ENTRIES SUPPLIED:
>>>>

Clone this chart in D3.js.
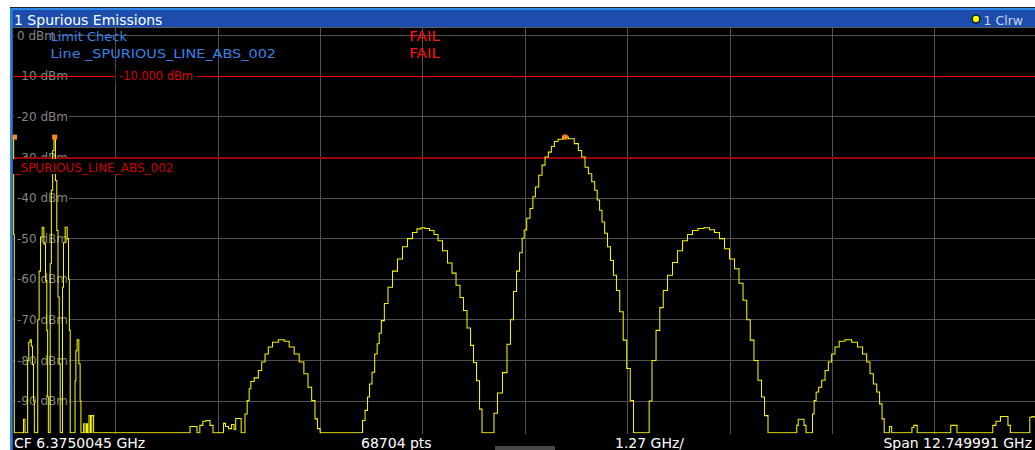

<<<<
>>>>

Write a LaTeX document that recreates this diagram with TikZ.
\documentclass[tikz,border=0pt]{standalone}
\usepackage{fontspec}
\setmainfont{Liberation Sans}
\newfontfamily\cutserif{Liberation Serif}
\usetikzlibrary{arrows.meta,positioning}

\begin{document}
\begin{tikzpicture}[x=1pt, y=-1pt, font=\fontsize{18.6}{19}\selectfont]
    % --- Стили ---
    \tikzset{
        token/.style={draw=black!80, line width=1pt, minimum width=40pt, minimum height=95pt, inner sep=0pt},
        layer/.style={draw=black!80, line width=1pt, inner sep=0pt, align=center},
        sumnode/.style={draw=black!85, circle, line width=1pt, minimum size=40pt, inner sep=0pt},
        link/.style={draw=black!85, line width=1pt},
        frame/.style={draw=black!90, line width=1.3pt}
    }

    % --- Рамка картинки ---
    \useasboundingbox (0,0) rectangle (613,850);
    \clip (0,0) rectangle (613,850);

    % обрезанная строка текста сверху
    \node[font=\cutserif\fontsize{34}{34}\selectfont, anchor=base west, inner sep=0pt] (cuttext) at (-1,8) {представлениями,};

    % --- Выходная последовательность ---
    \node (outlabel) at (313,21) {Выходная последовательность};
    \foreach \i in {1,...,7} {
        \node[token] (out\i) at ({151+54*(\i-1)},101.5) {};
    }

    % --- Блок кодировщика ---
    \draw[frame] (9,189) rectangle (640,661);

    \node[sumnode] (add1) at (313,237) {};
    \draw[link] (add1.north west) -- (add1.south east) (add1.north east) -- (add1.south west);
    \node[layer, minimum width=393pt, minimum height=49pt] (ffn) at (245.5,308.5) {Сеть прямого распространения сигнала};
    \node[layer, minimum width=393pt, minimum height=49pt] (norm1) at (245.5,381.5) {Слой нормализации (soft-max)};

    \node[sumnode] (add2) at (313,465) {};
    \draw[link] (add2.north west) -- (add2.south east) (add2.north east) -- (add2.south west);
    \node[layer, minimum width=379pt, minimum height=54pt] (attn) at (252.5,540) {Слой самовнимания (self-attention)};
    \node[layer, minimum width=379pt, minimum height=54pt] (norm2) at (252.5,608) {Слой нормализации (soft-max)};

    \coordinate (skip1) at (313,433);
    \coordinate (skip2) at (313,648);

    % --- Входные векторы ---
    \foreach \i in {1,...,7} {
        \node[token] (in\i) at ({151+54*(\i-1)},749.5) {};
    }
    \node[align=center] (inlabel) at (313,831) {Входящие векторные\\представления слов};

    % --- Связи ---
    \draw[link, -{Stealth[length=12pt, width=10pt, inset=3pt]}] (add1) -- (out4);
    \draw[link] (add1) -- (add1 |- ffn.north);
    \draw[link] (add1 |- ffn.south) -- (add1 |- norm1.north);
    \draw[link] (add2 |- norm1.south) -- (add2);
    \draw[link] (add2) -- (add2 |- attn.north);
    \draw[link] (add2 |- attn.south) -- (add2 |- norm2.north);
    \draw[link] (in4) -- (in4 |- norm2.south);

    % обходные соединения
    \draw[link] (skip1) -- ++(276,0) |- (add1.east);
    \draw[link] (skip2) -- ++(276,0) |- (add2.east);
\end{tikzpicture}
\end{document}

<<<<
>>>>

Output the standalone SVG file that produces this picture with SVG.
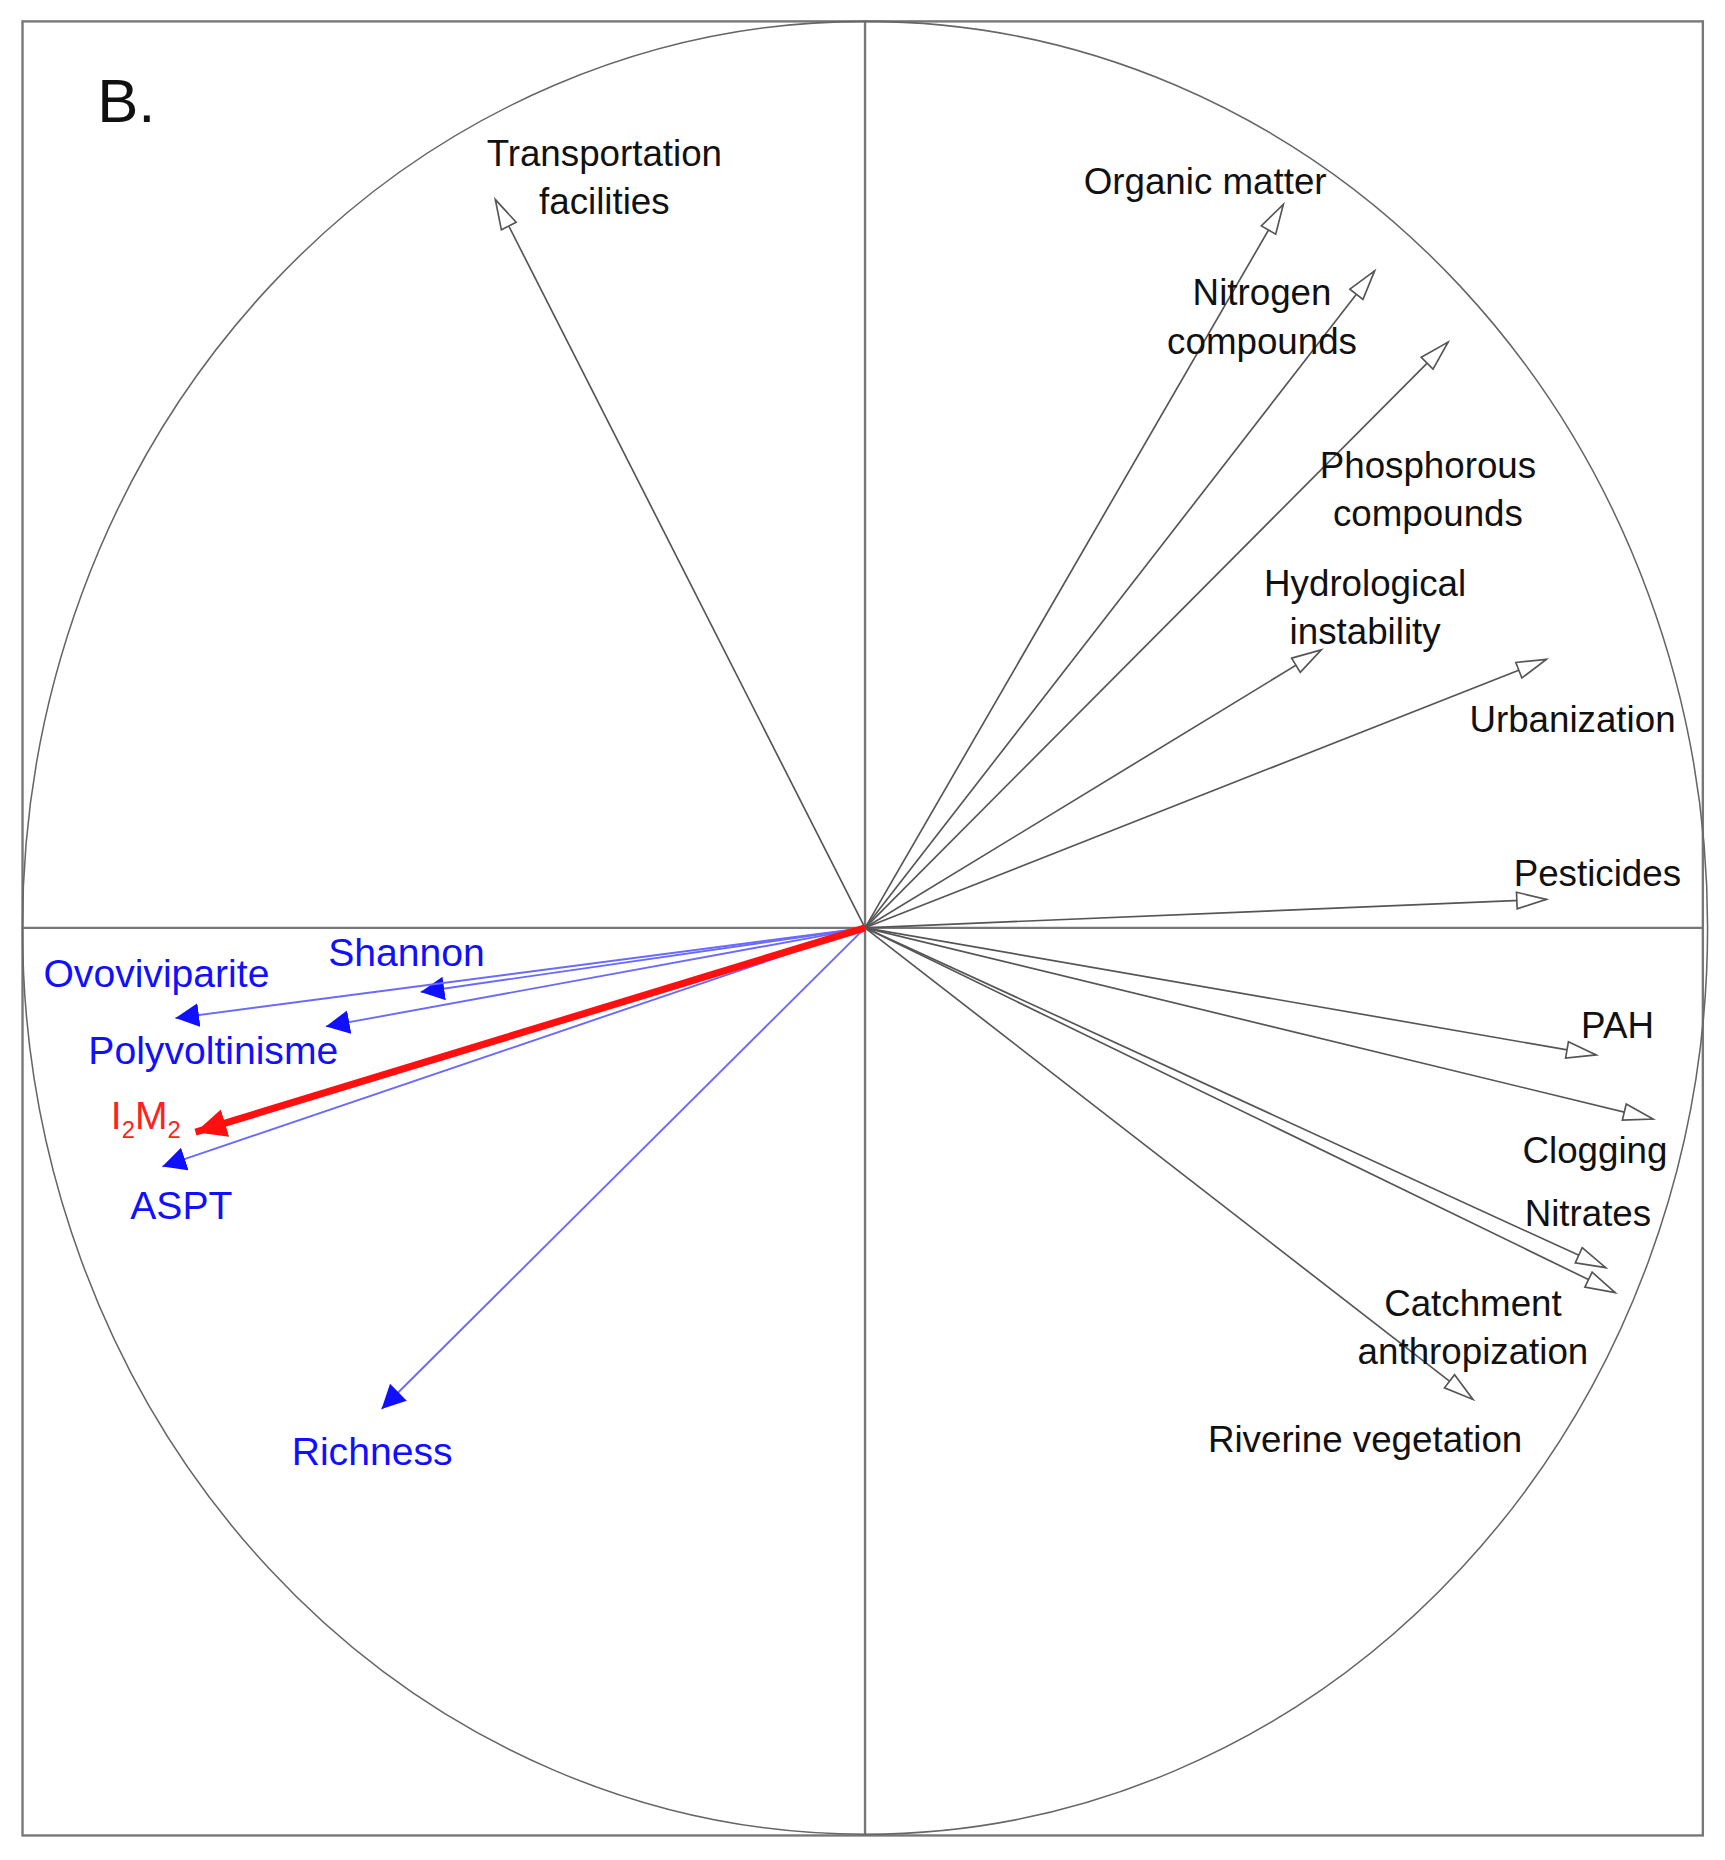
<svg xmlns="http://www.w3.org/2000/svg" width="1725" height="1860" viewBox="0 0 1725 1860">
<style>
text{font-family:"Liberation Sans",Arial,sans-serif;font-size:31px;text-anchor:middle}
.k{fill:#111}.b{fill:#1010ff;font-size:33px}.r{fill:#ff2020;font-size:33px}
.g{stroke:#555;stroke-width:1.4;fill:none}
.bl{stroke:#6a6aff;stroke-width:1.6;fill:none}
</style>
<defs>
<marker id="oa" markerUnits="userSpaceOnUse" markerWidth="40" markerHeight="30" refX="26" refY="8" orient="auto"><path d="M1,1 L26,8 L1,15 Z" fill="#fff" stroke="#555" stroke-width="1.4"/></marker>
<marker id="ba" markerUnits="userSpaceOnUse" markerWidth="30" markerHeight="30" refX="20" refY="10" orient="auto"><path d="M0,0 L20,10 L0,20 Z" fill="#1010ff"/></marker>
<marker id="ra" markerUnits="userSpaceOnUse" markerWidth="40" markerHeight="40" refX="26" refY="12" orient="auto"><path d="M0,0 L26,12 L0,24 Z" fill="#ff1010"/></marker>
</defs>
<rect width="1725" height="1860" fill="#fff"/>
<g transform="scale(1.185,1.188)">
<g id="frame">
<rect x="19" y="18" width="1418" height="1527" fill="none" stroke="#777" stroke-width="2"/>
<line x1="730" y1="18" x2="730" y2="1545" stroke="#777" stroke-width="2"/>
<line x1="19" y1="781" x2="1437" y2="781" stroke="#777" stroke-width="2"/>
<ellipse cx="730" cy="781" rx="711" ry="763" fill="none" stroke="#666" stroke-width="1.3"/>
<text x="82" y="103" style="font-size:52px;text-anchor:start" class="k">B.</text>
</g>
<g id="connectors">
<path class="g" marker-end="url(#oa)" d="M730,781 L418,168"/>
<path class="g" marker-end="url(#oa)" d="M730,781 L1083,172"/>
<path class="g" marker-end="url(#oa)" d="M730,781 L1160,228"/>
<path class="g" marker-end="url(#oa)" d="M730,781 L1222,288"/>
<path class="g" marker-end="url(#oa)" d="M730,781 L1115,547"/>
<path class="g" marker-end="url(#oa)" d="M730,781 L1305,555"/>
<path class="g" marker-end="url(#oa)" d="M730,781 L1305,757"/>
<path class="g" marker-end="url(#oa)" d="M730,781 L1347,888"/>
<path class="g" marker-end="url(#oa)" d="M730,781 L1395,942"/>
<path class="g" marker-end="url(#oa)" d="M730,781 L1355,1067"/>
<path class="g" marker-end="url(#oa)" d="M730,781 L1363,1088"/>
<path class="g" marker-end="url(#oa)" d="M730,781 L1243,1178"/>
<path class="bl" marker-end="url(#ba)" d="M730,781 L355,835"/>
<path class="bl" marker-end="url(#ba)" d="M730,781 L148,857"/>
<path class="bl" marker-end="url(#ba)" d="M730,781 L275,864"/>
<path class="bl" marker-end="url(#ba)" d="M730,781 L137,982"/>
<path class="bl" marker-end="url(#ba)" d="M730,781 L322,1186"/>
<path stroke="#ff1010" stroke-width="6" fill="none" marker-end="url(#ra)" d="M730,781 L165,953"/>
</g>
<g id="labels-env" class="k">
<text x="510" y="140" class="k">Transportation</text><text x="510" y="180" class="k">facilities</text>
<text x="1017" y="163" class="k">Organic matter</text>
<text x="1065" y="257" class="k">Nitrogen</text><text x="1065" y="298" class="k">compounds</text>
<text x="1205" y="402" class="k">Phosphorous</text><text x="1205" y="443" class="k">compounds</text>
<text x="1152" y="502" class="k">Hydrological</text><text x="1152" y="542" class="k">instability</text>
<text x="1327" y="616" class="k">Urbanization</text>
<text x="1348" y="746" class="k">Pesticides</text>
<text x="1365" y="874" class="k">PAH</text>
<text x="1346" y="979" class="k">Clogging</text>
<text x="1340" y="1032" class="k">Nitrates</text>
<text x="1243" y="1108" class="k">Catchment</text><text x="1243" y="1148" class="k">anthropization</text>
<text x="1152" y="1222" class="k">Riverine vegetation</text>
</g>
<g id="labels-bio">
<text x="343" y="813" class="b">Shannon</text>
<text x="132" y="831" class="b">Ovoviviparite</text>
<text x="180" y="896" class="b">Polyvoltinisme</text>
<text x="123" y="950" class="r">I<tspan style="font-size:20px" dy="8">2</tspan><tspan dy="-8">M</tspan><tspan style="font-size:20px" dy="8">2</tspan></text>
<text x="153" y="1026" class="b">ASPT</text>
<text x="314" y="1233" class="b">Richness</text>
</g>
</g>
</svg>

<<<<

REQUIREMENTS: Work out how many lines in the entries hold the string "with". Your answer should consist solely of that number.

IN RESPONSE: 2